Working in several batches, brown all the beef in a large Dutch oven.
After each batch of beef is browned, dump the beef and any accumulated juices from the Dutch oven into a medium-sized bowl.
When the beef is all browned and removed to the bowl, saute the onion for approximately five minutes until it becomes translucent and soft. Add the chopped jalapenos and garlic and stir well.
After about a minute or so, add the chili powder — approximately 2 tablespoons per pound of beef. Also add some ground cumin and oregano, then stir the spices into the onion mixture.
Add about 2/3 of a bottle of beer, preferably something dark. Stir the chili powder mixture into the beer and cook for a few minutes. (We’ve heard from a chili expert that if you wait and add [even more] beer at the end of cooking, your chili will have a “raw beer” flavor, which incidentally will not win you any prizes in a Chili cook-off).
After adding the beer and letting the Chili cook for a few minutes, add the browned beef and any accumulated juices from the bowl, then add a 14 ounce can of diced or crushed tomatoes. Next, using the can from the tomatoes, add two cans of water to the pot and stir well.
Heat the Chili until it boils, then reduce to a simmer and cook for approximately an hour and a half.
As the Chili cooks, skim off any fat or grease that rises to the surface.
An optional step is to thicken the Chili with a cornstarch slurry (some cornstarch mixed with a small amount of cold water, stirred well, then added to the Chili).

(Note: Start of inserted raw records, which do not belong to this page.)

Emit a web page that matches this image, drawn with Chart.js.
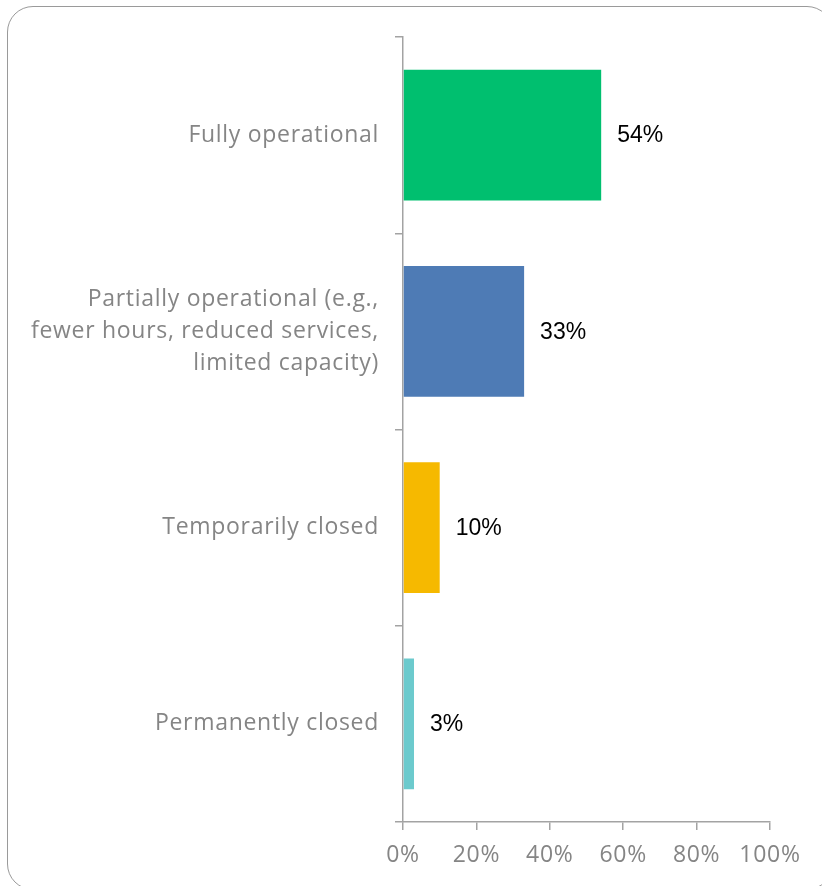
<!DOCTYPE html>
<html>
<head>
<meta charset="utf-8">
<script src="https://cdn.jsdelivr.net/npm/chart.js@4.4.1/dist/chart.umd.min.js"></script>
<style>
  html, body { margin: 0; padding: 0; background: #fff; overflow: hidden; }
  #wrap { position: relative; width: 822px; height: 886px; }
  #frame {
    position: absolute; left: 7px; top: 6px; width: 826px; height: 884px;
    border: 1.5px solid #9a9a9a; border-radius: 26px; box-sizing: border-box;
  }
  #myChart { position: absolute; left: 0; top: 0; }
</style>
</head>
<body>
<div id="wrap">
  <div id="frame"></div>
  <canvas id="myChart" width="822" height="886"></canvas>
</div>
<script>
var categories = [
    "Fully operational",
    ["Partially operational (e.g.,", "fewer hours, reduced services,", "limited capacity)"],
    "Temporarily closed",
    "Permanently closed"
];
var values = [54, 33, 10, 3];
var barColors = ['#00bf6f', '#4e7bb5', '#f6b900', '#6ccacd'];
var xTicks = [0, 20, 40, 60, 80, 100];

var fontFamily = "'Open Sans', 'Noto Sans', sans-serif";
var axisGrey = '#a3a3a3';
var textGrey = '#858585';

// axis text is a bit more spread out than Open Sans by default
var spacing = {
    id: 'spacing',
    beforeDraw: function(chart) {
        chart.ctx.letterSpacing = '0.7px';
    }
};

// value labels to the right of each bar
var valueLabels = {
    id: 'valueLabels',
    afterDatasetsDraw: function(chart) {
        var ctx = chart.ctx;
        var meta = chart.getDatasetMeta(0);
        ctx.save();
        ctx.letterSpacing = '0px';
        ctx.font = "23px 'Liberation Sans', Arial, sans-serif";
        ctx.fillStyle = '#000';
        ctx.textAlign = 'left';
        ctx.textBaseline = 'middle';
        meta.data.forEach(function(bar, i) {
            ctx.fillText(values[i] + '%', bar.x + 16, bar.y + 1);
        });
        ctx.restore();
    }
};

var ctx = document.getElementById("myChart").getContext('2d');

var myChart = new Chart(ctx, {
    type: 'bar',
    data: {
        labels: categories,
        datasets: [{
            data: values,
            backgroundColor: barColors,
            borderWidth: 0,
            barPercentage: 0.667,
            categoryPercentage: 1
        }]
    },
    options: {
        indexAxis: 'y',
        responsive: false,
        animation: false,
        layout: { padding: { top: 37, right: 52, left: 0, bottom: 0 } },
        plugins: {
            legend: { display: false },
            tooltip: { enabled: false }
        },
        scales: {
            x: {
                min: 0,
                max: 100,
                afterBuildTicks: function(scale) {
                    scale.ticks = xTicks.map(function(v) { return { value: v }; });
                },
                afterFit: function(scale) { scale.height = 64; },
                border: { color: axisGrey, width: 1.5 },
                grid: { drawOnChartArea: false, color: axisGrey, lineWidth: 1.5, tickLength: 8 },
                ticks: {
                    color: textGrey,
                    font: { size: 23, family: fontFamily },
                    padding: 12,
                    callback: function(v) { return v + '%'; }
                }
            },
            y: {
                afterFit: function(scale) { scale.width = 403; },
                border: { color: axisGrey, width: 1.5 },
                grid: { drawOnChartArea: false, color: axisGrey, lineWidth: 1.5, tickLength: 8, offset: true },
                ticks: {
                    color: textGrey,
                    font: { size: 23, family: fontFamily, lineHeight: 1.39 },
                    padding: 16
                }
            }
        }
    },
    plugins: [spacing, valueLabels]
});
</script>
</body>
</html>
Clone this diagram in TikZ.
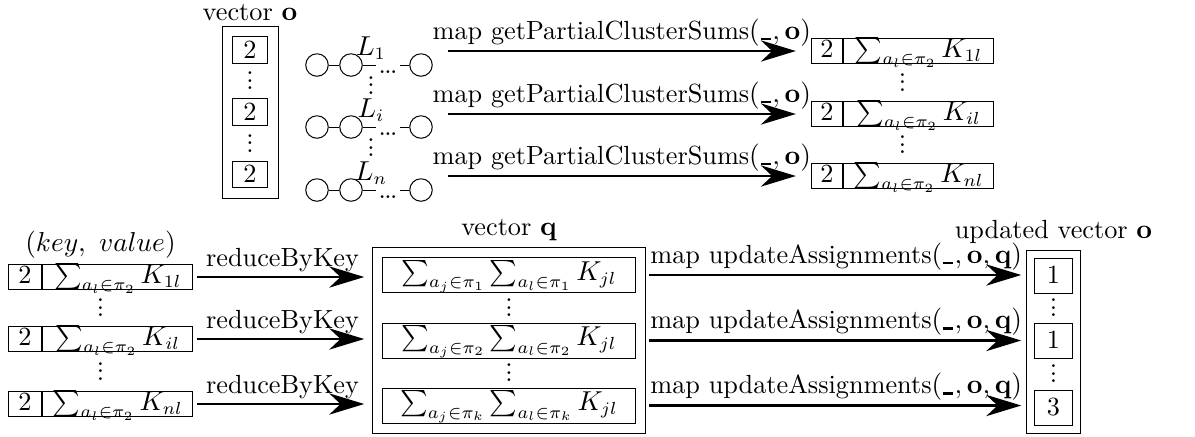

Season generously with salt and pepper, and get ready to eat!
You can eat Chili in so many different ways — straight out of the pot in a bowl with saltine crackers on the side, served over noodles or macaroni, or garnishing a hot dog — just to name a few. Tonight we had a Frito(R) pie. Add a generous amount of corn chips to a bowl (you’ll note that my bowl to the left has considerably more corn chips, Dan has less). Then add Chile, cheddar cheese and green onion tops (scallions).
The finished dish. Delicious!
Dan is more of a purist, so his finished dish has a lot more Chili than mine.
6 tablespoons chili powder (preferably homemade)
1 to 1 1/2 tablespoons ground cumin
2 teaspoons oregano
1 beer (preferably a dark beer)
3 1/2 pounds top sirloin, trimmed of fat and sliced into small pieces (or 3 pounds ground beef, preferably coarse chili ground)
1 medium onion, minced (about 1 cup)
5 medium cloves garlic, minced
2 – 4 small jalapenos, cored, seeded, and minced
14 oz can diced or crushed tomatoes
1-2 tablespoons cornstarch
Heat a dutch oven over medium high heat and add 2 teaspoons of vegetable oil. Cook the meat in three batches until no longer pink, approximately 6 minutes per batch, adding additional vegetable oil to the dutch oven as necessary, and transferring all meat and accumulated juices into a bowl between batches.
Add additional vegetable oil to the dutch oven, and saute the onion until barely translucent, about 5 minutes. Add garlic and jalapeno and saute until fragrant, about 1 minute. Add chili powders, cumin, oregano and stir. Add the beer, stir, and cook for a few minutes.
Add the browned meat, diced tomatoes (with the juices from the can) and stir. With the empty tomato can, add two cans of water to the chili mixture. Cut the lime in half and squeeze the juice from half of the lime into the chili. Heat until boiling, then reduce heat and simmer the chili for an hour and a half or so.
Increase the heat to medium high. Mix cornstarch with 2 tablespoons cold water in a small bowl until well mixed, pour into chili, and stir for a few minutes until the chili thickens. Adjust seasoning with generous portions of salt and ground black pepper to taste.